I feel like I’ve been groomed to be a leader my whole life. I’ve been in numerous leadership programs since attending the Hugh O’Brian Youth Foundation World Leadership Congress in 8th grade. I’ve been trained on the numerous facets of what a good leader looks like, from the outside. However, it also really matters how it feels on the inside when you stop and check in with yourself. Are you listening to all viewpoints and giving everybody time to speak/shine to form a comprehensive picture of the solution? Are you leading so that your opinions can be heard, or leading because you heard what others have to say and are helping them to achieve their goals? Are you helping others to be the best versions of themselves or using their talents to further a larger agenda? None of these are right or wrong, but these questions help ensure you are remaining balanced in your approach and that your leadership is more about accomplishing what is needed, than about being recognized for your efforts.

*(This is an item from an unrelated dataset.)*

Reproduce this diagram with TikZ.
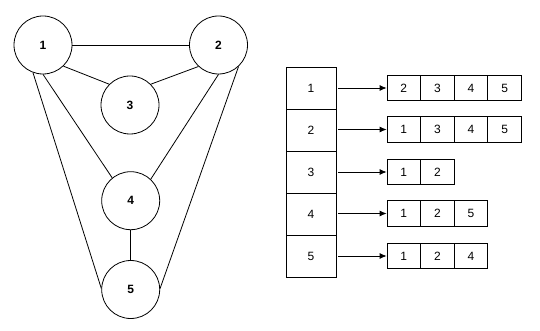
\documentclass[tikz,border=0pt]{standalone}
\usepackage{fontspec}
\setmainfont{Liberation Sans}
\usetikzlibrary{arrows.meta}
\begin{document}
\begin{tikzpicture}[x=1pt,y=-1pt,
  vtx/.style={circle,draw,line width=0.8pt,minimum size=58pt,inner sep=0pt,font=\bfseries\fontsize{12}{14}\selectfont},
  edge/.style={line width=0.8pt},
  cell/.style={draw,line width=0.8pt,minimum width=50pt,minimum height=42pt,inner sep=0pt,font=\fontsize{12}{14}\selectfont},
  lcell/.style={draw,line width=0.8pt,minimum width=33.6pt,minimum height=25.5pt,inner sep=0pt,font=\fontsize{12}{14}\selectfont},
  ptr/.style={-{Latex[length=7pt,width=6pt]},line width=0.8pt}]
\useasboundingbox[fill=white] (0,0) rectangle (540,331);
% graph
\node[vtx] (v1) at (43,45) {1};
\node[vtx] (v2) at (218.5,45) {2};
\node[vtx] (v3) at (130,105) {3};
\node[vtx] (v4) at (130.7,200.7) {4};
\node[vtx] (v5) at (130.7,289.5) {5};
\draw[edge] (v1.east) -- (v2.west);
\draw[edge] (v1.-46) -- (v3.135);
\draw[edge] (v2.227) -- (v3.45);
\draw[edge] (v1.270) -- (v4.129);
\draw[edge] (v2.270) -- (v4.47);
\draw[edge] (v1.250) -- (v5.178);
\draw[edge] (v2.313) -- (v5.2);
\draw[edge] (v4.south) -- (v5.north);
% array
\node[cell] (r1) at (311,88) {1};
\node[cell] (r2) at (311,130) {2};
\node[cell] (r3) at (311,172) {3};
\node[cell] (r4) at (311,214) {4};
\node[cell] (r5) at (311,256) {5};
% lists
\node[lcell] (l1a) at (403.8,88) {2};
\node[lcell] (l1b) at (437.4,88) {3};
\node[lcell] (l1c) at (471,88) {4};
\node[lcell] (l1d) at (504.6,88) {5};
\node[lcell] (l2a) at (403.8,129.5) {1};
\node[lcell] (l2b) at (437.4,129.5) {3};
\node[lcell] (l2c) at (471,129.5) {4};
\node[lcell] (l2d) at (504.6,129.5) {5};
\node[lcell] (l3a) at (403.8,172) {1};
\node[lcell] (l3b) at (437.4,172) {2};
\node[lcell] (l4a) at (403.8,213.5) {1};
\node[lcell] (l4b) at (437.4,213.5) {2};
\node[lcell] (l4c) at (471,213.5) {5};
\node[lcell] (l5a) at (403.8,256) {1};
\node[lcell] (l5b) at (437.4,256) {2};
\node[lcell] (l5c) at (471,256) {4};
% pointers
\draw[ptr] (r1.east |- l1a.west) ++(2,0) -- (l1a.west);
\draw[ptr] (r2.east |- l2a.west) ++(2,0) -- (l2a.west);
\draw[ptr] (r3.east |- l3a.west) ++(2,0) -- (l3a.west);
\draw[ptr] (r4.east |- l4a.west) ++(2,0) -- (l4a.west);
\draw[ptr] (r5.east |- l5a.west) ++(2,0) -- (l5a.west);
\end{tikzpicture}
\end{document}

What is something easy for you now that was difficult 6 months ago?
Working from home with a 4-year-old and a puppy. I can’t really say it’s easy, but it’s significantly easier than I ever expected it would be.
What leadership quality do you admire most in others?
The ability to make everybody feel heard and honored in their opinions, without fear of judgment. Also, the ability to keep emotions out of conversations in which you have strong opinions.
What would people be surprised to learn about you?
Even as a “greenie ” I have a brown thumb. My husband takes care of all the plants at our house and they are beautiful! When I “tend” them, they tend to turn brown!
What book are you reading? What show are you watching?
“The Body Keeps the Score: Brain, Mind, and Body in the Healing of Trauma” even as I seek to continue healing from the birth of my child (who is almost 5 now) and the stress and trauma I experienced during pregnancy, birth, and post-partum depression. It is also helping me to be far more empathetic toward others. I’m also watching “Leverage,” which is a somewhat silly crime drama, but encourages me to think outside the box of any normal scenario to solve much larger problems.
What is one crucial ingredient for true happiness?
To believe that you already have all you need to be happy. Happiness is not the next job, the next vacation, or the next house. Happiness is a state of mind that is always available, if we believe it as such. You can’t wait to believe it when you see it; you must see it (in your mind) to be able to believe it.
How can leadership help move communities and the state of Arkansas forward?
I will never forget my interview for LeadAR with multiple members of the board and alumni. At the end of my interview an older woman said, “If you get into the program, you’ll be the first one of you people that we’ve ever let in. ” Since the program was rooted in agriculture, they saw environmentalists as someone on the opposing side. I was appalled to be referred to as “you people, ” but even more so that she saw protecting our state’s natural bounty as something to be feared. By the end of my LeadAR experience I had changed many minds about the goals of sustainability. Just as I tempered my views, I believe I had a big hand in helping others to temper theirs. I know one classmate removed all plastics from their kitchen, another began recycling for the first time, and still others came to me for advice on sustainability topics such as healthy materials, water and energy conservation, etc. This did not feel like a big win, but rather a seed to move us all toward conversation and moderation instead of an us and them mentality. This mentality of working together for the common good, in light of our differences, is how leadership will help move Arkansas forward.